I remain in the empty settlement until the calf is eaten. I eat it all, the meat, the guts, the tongue, the brain, the tallow. It takes several weeks. I see no humans, no animals. God wanted me to kill this calf and eat it, thereby to live. But why? I cannot fathom it.
And then there is no more meat. I begin to feel hunger. It feels good. I cannot imagine a better way to die. But then one day someone comes. I see one of the colony boats come sailing with four men on board. I go down to the shore and wait for them. It is the priest, Egede, his son and two oarsmen. They come ashore and follow me up to the dwelling. I have no more food, I tell them.

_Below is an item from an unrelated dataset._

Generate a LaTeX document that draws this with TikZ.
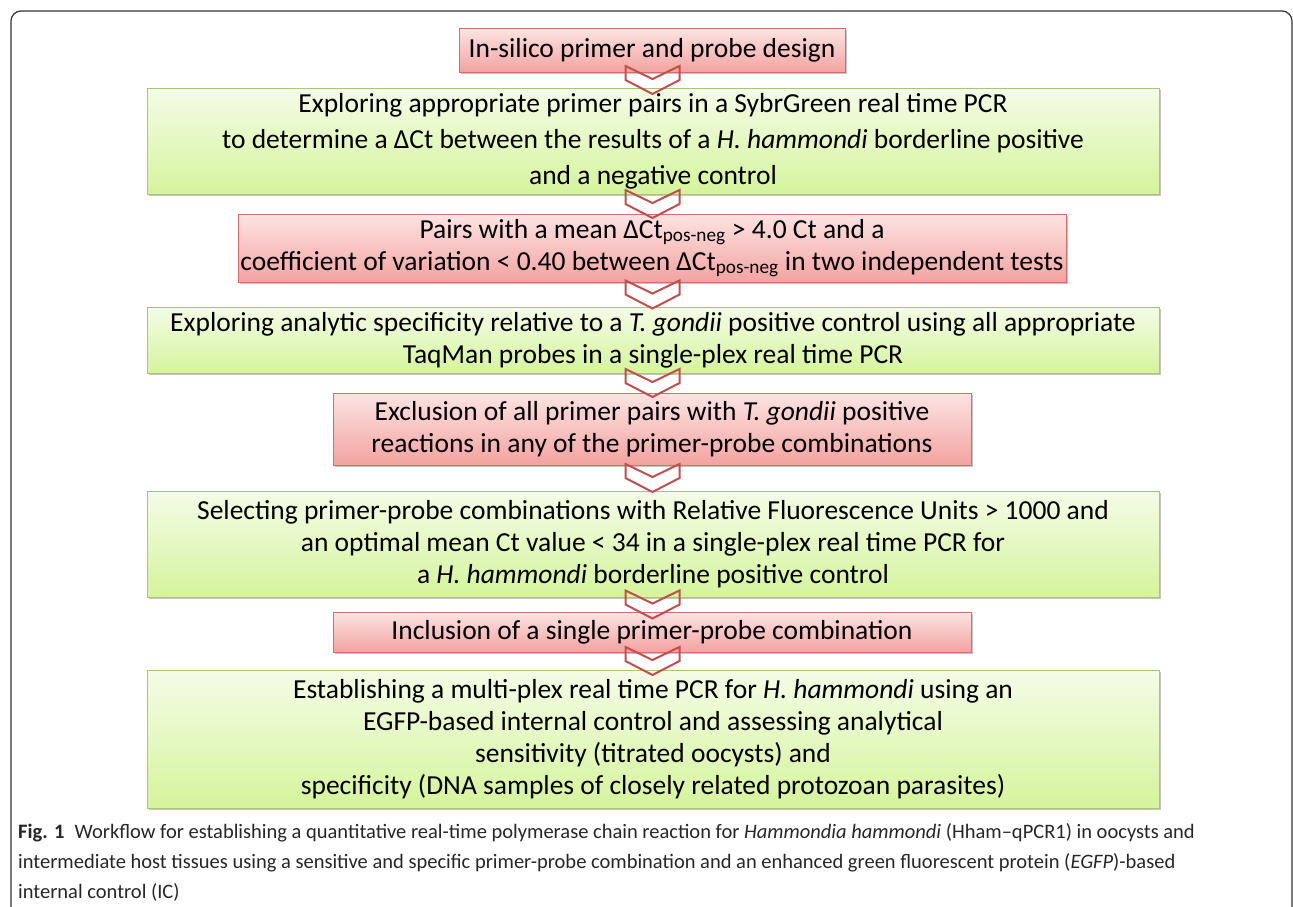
\documentclass[tikz,border=0pt]{standalone}
\usepackage{fontspec}
\setmainfont{Carlito}
\usetikzlibrary{calc, shadows}

\definecolor{redline}{HTML}{D46E6A}
\definecolor{redtop}{HTML}{FCE4E3}
\definecolor{redbot}{HTML}{F3A3A0}
\definecolor{greenline}{HTML}{A9C675}
\definecolor{greentop}{HTML}{F4FCE6}
\definecolor{greenbot}{HTML}{D5F49C}
\definecolor{chevred}{HTML}{C0504D}

\begin{document}
\begin{tikzpicture}[x = 1pt, y = -1pt,
	box/.style = {rectangle, inner sep = 2pt, align = center, font = \fontsize{27.5}{32}\selectfont,
		drop shadow = {shadow xshift = 1.5pt, shadow yshift = -2pt, fill = black!45, opacity = 0.5}},
	redbox/.style = {box, draw = redline, top color = redtop, bottom color = redbot},
	greenbox/.style = {box, draw = greenline, top color = greentop, bottom color = greenbot, minimum width = 1012pt},
	chev/.style = {draw = chevred, line width = 2pt, fill = white, line join = miter}]

	\clip (0, 0) rectangle (1293, 906);

	% Frame round the figure

	\draw[black!80, line width = 1.2pt, rounded corners = 10pt] (11, 11) rectangle (1292, 940);

	% Workflow boxes

	\node[redbox, minimum width = 386pt, minimum height = 44pt] (design) at (652, 50) {In-silico primer and probe design};
	\node[greenbox, minimum height = 106pt, font = \fontsize{27.5}{36}\selectfont] (sybr) at (653, 141) {Exploring appropriate primer pairs in a SybrGreen real time PCR\\ to determine a ΔCt between the results of a \textit{H. hammondi} borderline positive\\ and a negative control};
	\node[redbox, minimum width = 828pt, minimum height = 68pt] (pairs) at (652, 248) {Pairs with a mean ΔCt\textsubscript{pos-neg} > 4.0 Ct and a\\ coefficient of variation < 0.40 between ΔCt\textsubscript{pos-neg} in two independent tests};
	\node[greenbox, minimum height = 66pt] (taqman) at (653, 340) {Exploring analytic specificity relative to a \textit{T. gondii} positive control using all appropriate\\ TaqMan probes in a single-plex real time PCR};
	\node[redbox, minimum width = 638pt, minimum height = 72pt] (exclude) at (652, 429) {Exclusion of all primer pairs with \textit{T. gondii} positive\\ reactions in any of the primer-probe combinations};
	\node[greenbox, minimum height = 106pt] (select) at (653, 544) {Selecting primer-probe combinations with Relative Fluorescence Units > 1000 and\\ an optimal mean Ct value < 34 in a single-plex real time PCR for\\ a \textit{H. hammondi} borderline positive control};
	\node[redbox, minimum width = 638pt, minimum height = 40pt] (include) at (652, 632) {Inclusion of a single primer-probe combination};
	\node[greenbox, minimum height = 138pt] (multi) at (653, 739) {Establishing a multi-plex real time PCR for \textit{H. hammondi} using an\\ EGFP-based internal control and assessing analytical\\ sensitivity (titrated oocysts) and\\ specificity (DNA samples of closely related protozoan parasites)};

	% Chevrons between boxes

	\begin{scope}[chev]
		\draw ($(design.south)!0.5!(sybr.north)$) ++(-27, -14) -- ++(27, 13) -- ++(27, -13) -- ++(0, 14) -- ++(-27, 14) -- ++(-27, -14) -- cycle;
		\draw ($(sybr.south)!0.5!(pairs.north)$) ++(-27, -14) -- ++(27, 13) -- ++(27, -13) -- ++(0, 14) -- ++(-27, 14) -- ++(-27, -14) -- cycle;
		\draw ($(pairs.south)!0.5!(taqman.north)$) ++(-27, -14) -- ++(27, 13) -- ++(27, -13) -- ++(0, 14) -- ++(-27, 14) -- ++(-27, -14) -- cycle;
		\draw ($(taqman.south)!0.5!(exclude.north)$) ++(-27, -14) -- ++(27, 13) -- ++(27, -13) -- ++(0, 14) -- ++(-27, 14) -- ++(-27, -14) -- cycle;
		\draw ($(exclude.south)!0.5!(select.north)$) ++(-27, -14) -- ++(27, 13) -- ++(27, -13) -- ++(0, 14) -- ++(-27, 14) -- ++(-27, -14) -- cycle;
		\draw ($(select.south)!0.5!(include.north)$) ++(-27, -14) -- ++(27, 13) -- ++(27, -13) -- ++(0, 14) -- ++(-27, 14) -- ++(-27, -14) -- cycle;
		\draw ($(include.south)!0.5!(multi.north)$) ++(-27, -14) -- ++(27, 13) -- ++(27, -13) -- ++(0, 14) -- ++(-27, 14) -- ++(-27, -14) -- cycle;
	\end{scope}

	% Caption

	\node[anchor = north west, align = left, inner sep = 0pt, text = black!85, font = \fontsize{20.5}{30}\selectfont] (caption) at (18, 823) {\textbf{Fig. 1}\enspace Workflow for establishing a quantitative real-time polymerase chain reaction for \textit{Hammondia hammondi} (Hham–qPCR1) in oocysts and\\ intermediate host tissues using a sensitive and specific primer-probe combination and an enhanced green fluorescent protein (\textit{EGFP})-based\\ internal control (IC)};

\end{tikzpicture}
\end{document}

We have some with us, my child, Egede says.
We eat pease porridge and salt-cured meat, and barley porridge fried into patties. My word, such food makes a person fart. I tell them all that has happened, how all those christened have died in belief of salvation. They look at me as if they cannot quite believe their own ears. But they can see the stone graves. They stay with me for three days and the priest says the Lord’s Prayer over the graves. He performs the Holy Communion, preaches and reads from the Book of Genesis, the wanderings in the wilderness.
It is soon Easter, he says. Return with us to the colony, my child.
On Palm Sunday I am seated in the colony boat. I watch as my home disappears behind me, the graves of my mother, my siblings, my fellows, small snow-tipped mounds of rocks gradually dissolving into the surroundings. A promontory comes between us, and they are gone. I turn and look ahead. If I am lucky, death awaits me in the colony.